The momentary positive feeling of approval and progress quickly melts away when you look at yourself in the mirror. You know that there are problems lurking beneath the surface. This dishonest pressure to pass the gates creates an illusion of progress that only delays delivery and invites disaster.
The false progress works against your own goals, so it is important to identify when it is coming. Whenever you get comments like: “It would be a pity to re-schedule the gate meeting.” or “It is almost there, and we should move on.” you know what it means.
Take the chance to review the scope with your sponsor and consider if the project should be aborted instead of pushed along. Maybe this project is not what your organization really needs right now…
What’s left - Sustainable Value
Every system you build, every process you establish, every insight you share can continue to create value long after you are gone [^HolmgrenPermaculture]. Therefore, you are often at the intersection between the temporary organization of the project which will dissolve after the final delivery and the line organization which will own the output.
Documentation is one thing that is often handed over to the line.

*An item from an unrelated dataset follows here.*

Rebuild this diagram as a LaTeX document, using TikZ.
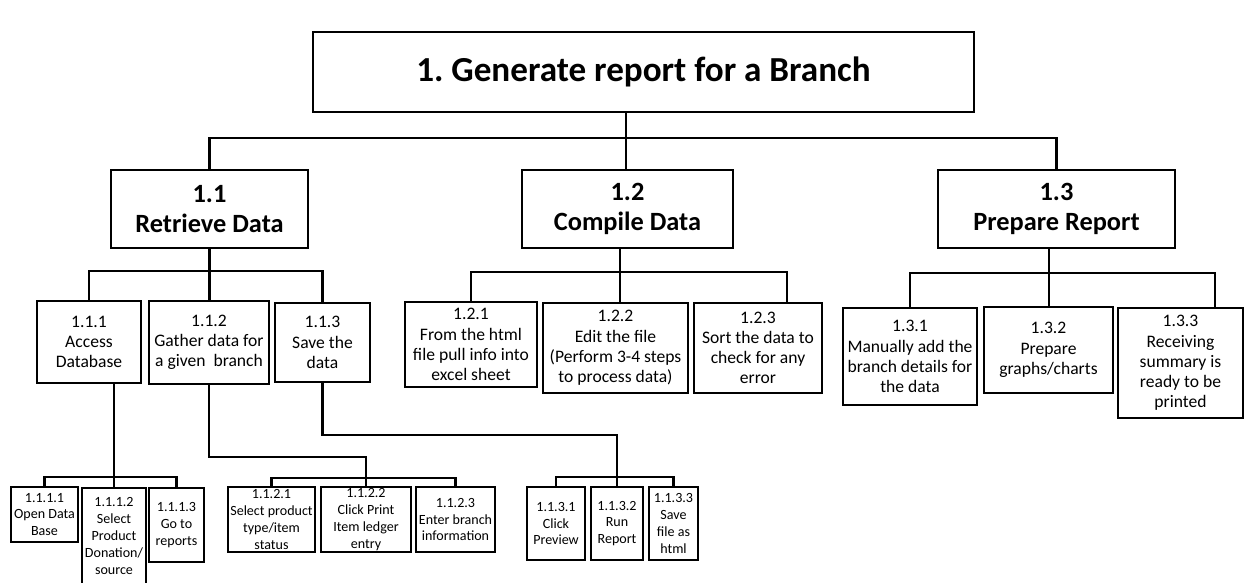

How good should the documentation be? There is a hidden conflict of interests at play where the project manager is encouraged to close quickly with as little cost as possible, but the line organization wants a solid documentation package.
In the heat of moment, the interests of the project can dominate, but as soon as the project is finished and the organization dissolved, nobody will really care about the project. The interests of the line organization are still there. They are the ones who live with your output. They will have a lot of time to form an opinion about the quality of your work.
You can choose how you build your reputation - as a quick scorer or as a solid builder.